Dinamika perjumpaan pribadi dengan Yesus yang dialami oleh perempuan Samaria, telah mengubah totalitas kehidupannya. Transformasi rohani terjadi. Relasi dengan diri dipulihkan. Relasi sosial diperdamaikan. Perempuan Samaria membawa jiwa kepada Yesus sebagai buah dari pertobatannya. Alkitab menulisnya demikian: “Dan banyak orang Samaria dari kota itu telah menjadi percaya kepada-Nya karena perkataan perempuan itu, yang bersaksi: “Ia mengatakan kepadaku segala sesuatu yang telah kuperbuat.” Ketika orang-orang Samaria itu sampai kepada Yesus, mereka meminta kepada-Nya, supaya Ia tinggal pada mereka; dan Ia pun tinggal di situ dua hari lamanya. Dan lebih banyak lagi orang yang menjadi percaya karena perkataan-Nya, dan mereka berkata kepada perempuan itu: “Kami percaya, tetapi bukan lagi karena apa yang kaukatakan, sebab kami sendiri telah mendengar Dia dan kami tahu, bahwa Dialah benar-benar Juruselamat dunia” – Yoahens 4:39-42.

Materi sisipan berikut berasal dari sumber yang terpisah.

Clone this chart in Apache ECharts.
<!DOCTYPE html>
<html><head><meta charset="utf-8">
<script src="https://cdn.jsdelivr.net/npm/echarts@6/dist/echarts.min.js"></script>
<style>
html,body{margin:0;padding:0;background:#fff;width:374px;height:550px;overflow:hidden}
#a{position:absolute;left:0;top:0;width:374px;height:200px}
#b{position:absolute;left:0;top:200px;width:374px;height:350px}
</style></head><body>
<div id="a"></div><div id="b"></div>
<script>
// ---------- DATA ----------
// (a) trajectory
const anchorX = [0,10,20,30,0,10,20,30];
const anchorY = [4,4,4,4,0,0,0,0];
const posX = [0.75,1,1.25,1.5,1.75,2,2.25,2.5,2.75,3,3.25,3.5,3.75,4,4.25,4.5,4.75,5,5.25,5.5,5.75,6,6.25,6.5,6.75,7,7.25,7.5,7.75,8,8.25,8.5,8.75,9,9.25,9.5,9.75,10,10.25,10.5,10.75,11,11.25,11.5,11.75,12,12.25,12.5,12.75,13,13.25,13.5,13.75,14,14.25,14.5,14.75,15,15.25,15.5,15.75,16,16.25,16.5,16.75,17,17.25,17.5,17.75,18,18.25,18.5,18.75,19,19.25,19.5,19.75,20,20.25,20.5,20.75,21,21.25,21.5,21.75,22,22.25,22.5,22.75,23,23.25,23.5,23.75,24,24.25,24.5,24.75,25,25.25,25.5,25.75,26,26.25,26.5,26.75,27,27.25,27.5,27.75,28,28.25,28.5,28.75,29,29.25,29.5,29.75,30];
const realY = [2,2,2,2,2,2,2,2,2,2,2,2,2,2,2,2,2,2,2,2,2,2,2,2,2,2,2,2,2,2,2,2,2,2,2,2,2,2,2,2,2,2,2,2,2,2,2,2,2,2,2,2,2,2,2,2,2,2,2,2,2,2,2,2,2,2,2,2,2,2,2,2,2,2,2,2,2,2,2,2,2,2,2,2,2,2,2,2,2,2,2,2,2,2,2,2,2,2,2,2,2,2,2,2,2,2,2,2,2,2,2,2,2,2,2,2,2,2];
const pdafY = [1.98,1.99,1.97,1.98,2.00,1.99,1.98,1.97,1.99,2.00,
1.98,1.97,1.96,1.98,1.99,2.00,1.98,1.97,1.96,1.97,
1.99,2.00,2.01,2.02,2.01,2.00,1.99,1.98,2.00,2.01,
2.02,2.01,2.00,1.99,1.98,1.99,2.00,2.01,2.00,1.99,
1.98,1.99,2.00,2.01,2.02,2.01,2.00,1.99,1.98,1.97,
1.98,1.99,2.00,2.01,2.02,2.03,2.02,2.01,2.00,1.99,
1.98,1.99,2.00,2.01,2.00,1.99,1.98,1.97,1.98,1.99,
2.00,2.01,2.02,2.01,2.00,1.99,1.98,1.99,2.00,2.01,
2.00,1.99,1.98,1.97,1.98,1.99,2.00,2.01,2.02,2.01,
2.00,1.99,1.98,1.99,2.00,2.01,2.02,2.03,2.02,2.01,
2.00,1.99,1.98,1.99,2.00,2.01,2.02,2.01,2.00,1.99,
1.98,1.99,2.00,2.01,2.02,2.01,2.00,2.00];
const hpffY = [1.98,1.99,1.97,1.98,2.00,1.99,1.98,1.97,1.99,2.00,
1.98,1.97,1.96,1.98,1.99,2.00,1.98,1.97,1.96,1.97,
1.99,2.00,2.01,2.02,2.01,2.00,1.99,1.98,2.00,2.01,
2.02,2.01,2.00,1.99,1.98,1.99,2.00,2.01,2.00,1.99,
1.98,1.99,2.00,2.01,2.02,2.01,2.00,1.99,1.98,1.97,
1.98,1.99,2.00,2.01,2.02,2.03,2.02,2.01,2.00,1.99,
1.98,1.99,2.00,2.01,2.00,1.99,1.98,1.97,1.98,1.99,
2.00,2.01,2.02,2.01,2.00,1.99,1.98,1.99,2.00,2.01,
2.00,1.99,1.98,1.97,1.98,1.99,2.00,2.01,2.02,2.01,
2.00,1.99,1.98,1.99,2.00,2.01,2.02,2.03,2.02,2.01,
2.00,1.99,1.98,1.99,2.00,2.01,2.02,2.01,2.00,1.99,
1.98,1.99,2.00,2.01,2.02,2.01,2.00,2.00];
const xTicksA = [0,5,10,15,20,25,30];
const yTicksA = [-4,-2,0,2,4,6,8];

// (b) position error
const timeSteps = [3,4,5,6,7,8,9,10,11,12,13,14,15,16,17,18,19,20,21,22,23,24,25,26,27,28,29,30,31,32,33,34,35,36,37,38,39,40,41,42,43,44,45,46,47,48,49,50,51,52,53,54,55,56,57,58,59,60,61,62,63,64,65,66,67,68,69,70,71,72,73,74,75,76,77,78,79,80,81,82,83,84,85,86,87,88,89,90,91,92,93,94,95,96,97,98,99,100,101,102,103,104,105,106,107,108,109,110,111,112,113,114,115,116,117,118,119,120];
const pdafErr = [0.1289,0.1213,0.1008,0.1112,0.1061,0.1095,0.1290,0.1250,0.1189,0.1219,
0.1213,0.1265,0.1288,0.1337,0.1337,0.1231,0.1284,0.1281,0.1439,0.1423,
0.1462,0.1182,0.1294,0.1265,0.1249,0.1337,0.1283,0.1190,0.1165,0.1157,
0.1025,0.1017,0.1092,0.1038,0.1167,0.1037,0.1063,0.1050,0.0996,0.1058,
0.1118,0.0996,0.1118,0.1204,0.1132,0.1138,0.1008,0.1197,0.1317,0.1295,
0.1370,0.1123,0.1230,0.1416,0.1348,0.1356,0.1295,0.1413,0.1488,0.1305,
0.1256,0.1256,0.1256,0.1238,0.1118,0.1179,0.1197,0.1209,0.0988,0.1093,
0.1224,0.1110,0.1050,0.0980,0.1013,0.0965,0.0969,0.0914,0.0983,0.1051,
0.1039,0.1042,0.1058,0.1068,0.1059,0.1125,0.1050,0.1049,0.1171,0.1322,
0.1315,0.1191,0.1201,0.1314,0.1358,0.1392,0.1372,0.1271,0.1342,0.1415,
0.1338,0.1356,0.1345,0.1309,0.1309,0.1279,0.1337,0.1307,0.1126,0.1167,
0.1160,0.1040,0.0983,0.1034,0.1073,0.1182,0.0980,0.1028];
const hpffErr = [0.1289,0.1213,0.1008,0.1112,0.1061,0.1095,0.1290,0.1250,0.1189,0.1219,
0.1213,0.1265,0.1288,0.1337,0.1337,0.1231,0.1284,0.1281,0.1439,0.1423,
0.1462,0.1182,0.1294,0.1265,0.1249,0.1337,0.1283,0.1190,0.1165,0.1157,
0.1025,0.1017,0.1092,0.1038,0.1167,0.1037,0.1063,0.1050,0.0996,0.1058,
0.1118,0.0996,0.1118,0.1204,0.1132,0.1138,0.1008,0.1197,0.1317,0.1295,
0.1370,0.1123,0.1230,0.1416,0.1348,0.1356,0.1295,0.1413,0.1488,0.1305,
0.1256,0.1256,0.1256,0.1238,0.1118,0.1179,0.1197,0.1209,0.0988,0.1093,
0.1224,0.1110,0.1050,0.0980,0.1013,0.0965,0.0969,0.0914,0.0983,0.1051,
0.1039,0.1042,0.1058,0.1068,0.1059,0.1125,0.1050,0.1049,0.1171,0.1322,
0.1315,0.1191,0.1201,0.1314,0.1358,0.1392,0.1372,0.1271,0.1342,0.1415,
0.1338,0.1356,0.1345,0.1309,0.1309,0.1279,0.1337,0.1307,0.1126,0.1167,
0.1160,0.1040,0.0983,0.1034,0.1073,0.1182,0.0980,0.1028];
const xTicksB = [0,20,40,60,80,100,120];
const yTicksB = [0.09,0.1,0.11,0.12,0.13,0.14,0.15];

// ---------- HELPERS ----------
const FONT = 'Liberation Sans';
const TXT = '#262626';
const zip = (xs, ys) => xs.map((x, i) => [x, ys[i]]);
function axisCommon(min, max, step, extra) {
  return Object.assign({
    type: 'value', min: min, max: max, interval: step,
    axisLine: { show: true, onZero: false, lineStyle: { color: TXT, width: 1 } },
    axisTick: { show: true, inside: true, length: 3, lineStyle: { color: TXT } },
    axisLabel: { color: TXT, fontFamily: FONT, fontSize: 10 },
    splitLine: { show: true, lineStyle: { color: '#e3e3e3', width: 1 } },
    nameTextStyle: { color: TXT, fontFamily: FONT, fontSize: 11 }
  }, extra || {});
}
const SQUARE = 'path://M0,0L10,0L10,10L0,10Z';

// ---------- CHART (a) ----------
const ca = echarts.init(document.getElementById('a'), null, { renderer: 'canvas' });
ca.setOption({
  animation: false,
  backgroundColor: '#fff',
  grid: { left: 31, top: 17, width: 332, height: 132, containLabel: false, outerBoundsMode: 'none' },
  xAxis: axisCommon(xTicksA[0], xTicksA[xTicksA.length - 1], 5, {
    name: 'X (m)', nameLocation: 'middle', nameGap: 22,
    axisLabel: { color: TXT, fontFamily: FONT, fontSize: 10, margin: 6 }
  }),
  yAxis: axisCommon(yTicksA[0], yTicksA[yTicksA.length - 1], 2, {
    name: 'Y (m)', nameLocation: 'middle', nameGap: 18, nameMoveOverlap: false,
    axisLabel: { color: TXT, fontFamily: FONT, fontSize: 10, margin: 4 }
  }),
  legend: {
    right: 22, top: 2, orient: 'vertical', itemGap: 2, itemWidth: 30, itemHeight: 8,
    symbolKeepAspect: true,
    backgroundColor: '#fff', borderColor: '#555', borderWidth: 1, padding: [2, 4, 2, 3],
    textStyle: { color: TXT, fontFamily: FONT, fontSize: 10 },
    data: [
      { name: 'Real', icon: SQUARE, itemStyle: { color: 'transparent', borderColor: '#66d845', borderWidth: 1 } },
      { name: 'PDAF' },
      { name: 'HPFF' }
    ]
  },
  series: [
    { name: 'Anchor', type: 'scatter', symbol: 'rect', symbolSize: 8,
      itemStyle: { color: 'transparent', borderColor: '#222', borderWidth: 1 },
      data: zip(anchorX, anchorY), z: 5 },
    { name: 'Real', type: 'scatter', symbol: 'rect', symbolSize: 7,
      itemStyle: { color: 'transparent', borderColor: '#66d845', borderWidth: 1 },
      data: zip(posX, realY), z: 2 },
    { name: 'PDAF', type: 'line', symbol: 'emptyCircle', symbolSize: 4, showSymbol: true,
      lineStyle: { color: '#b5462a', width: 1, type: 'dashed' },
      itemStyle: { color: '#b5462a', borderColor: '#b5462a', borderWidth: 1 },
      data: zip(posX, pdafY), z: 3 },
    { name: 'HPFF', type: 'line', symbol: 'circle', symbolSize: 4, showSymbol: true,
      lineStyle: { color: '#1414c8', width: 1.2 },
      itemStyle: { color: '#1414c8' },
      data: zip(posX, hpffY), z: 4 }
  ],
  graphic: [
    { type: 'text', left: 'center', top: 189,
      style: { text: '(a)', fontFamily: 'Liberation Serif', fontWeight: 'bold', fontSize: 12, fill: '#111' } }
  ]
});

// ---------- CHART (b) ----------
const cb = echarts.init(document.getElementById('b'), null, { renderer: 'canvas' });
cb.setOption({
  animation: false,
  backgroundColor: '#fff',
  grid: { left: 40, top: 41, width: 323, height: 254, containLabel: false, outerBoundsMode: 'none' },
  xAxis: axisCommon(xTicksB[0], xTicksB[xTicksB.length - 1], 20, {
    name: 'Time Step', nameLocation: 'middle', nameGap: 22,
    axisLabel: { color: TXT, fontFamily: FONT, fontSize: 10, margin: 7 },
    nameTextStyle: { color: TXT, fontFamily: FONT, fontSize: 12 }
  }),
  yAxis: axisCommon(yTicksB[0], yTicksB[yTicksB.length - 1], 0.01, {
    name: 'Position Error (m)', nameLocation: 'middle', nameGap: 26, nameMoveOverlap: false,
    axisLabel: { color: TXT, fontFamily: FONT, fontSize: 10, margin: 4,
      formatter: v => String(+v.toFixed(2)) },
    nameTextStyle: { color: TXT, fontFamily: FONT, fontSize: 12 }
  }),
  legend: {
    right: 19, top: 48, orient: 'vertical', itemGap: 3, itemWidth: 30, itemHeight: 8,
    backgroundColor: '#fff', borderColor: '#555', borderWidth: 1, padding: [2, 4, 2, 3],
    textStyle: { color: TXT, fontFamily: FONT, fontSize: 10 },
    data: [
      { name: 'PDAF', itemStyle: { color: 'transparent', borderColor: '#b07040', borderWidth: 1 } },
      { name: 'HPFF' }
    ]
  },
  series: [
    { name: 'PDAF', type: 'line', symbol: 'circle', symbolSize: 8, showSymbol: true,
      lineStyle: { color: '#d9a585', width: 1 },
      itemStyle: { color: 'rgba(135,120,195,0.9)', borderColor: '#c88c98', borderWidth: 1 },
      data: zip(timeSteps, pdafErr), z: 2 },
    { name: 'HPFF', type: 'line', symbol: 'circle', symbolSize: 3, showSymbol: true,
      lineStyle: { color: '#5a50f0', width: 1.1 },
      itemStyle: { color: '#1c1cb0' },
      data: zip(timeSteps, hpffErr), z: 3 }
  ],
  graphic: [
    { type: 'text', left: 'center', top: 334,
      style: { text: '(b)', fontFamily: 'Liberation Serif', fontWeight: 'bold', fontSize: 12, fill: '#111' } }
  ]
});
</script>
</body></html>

Gereja harus terbuka dan adaptif. Tidak ekslusif. Gereja harus dinamis menerobos semua kalangan. Baik yang belum melek pengetahuan teknologi, termakan usia, atau bahkan yang terlalu progresif menggunakan nalar. Kepada mereka Gereja perlu memprioritaskan pelayanannya. “Sampah masyarakat” merupakan kelompok kurang beruntung, miskin, tersisih, dianggap tidak berguna dan lain sebagainya. Gereja harus mengarahkan visi dan misinya sama dengan visi dan misi Tuhan. Hal itu ditegaskan oleh Tuhan demikian: “Roh Tuhan ada pada-Ku, oleh sebab Ia telah mengurapi Aku, untuk menyampaikan kabar baik kepada orang-orang miskin; dan Ia telah mengutus Aku untuk memberitakan pembebasan kepada orang-orang tawanan, dan penglihatan bagi orang-orang buta, untuk membebaskan orang-orang yang tertindas, untuk memberitakan tahun rahmat Tuhan telah datang” – Lukas 4:18-19.
Memang hal itu tidak mudah diterapkan. Gereja acap kali berhadapan dengan segudang kendala. Mulai dari paradigma, biaya, hingga ketakutan untuk keluar dari zona nyaman. Tapi Gereja harus berani investasi demi penyelamatan jiwa-jiwa. Ketika karya keselamatan itu dialami, maka segalanya akan berubah. Perintah Yesus jelas dan tegas kepada Gereja-Nya. Ia katakan: “Karena itu pergilah, jadikanlah semua bangsa murid-Ku dan baptislah mereka dalam nama Bapa dan Anak dan Roh Kudus, dan ajarlah mereka melakukan segala sesuatu yang telah Kuperintahkan kepadamu. Dan ketahuilah, Aku menyertai kamu senantiasa sampai kepada akhir zaman” – Matius 28:19-20. Tuhan memanggil gereja untuk menjadi murid dan mitra kerja-Nya. Bukan untuk hidup aman dan nyaman. Gereja harus keluar melakukan Amanat Agung kapanpun dan dimanapun serta dalam kondisi apapun Gereja berada.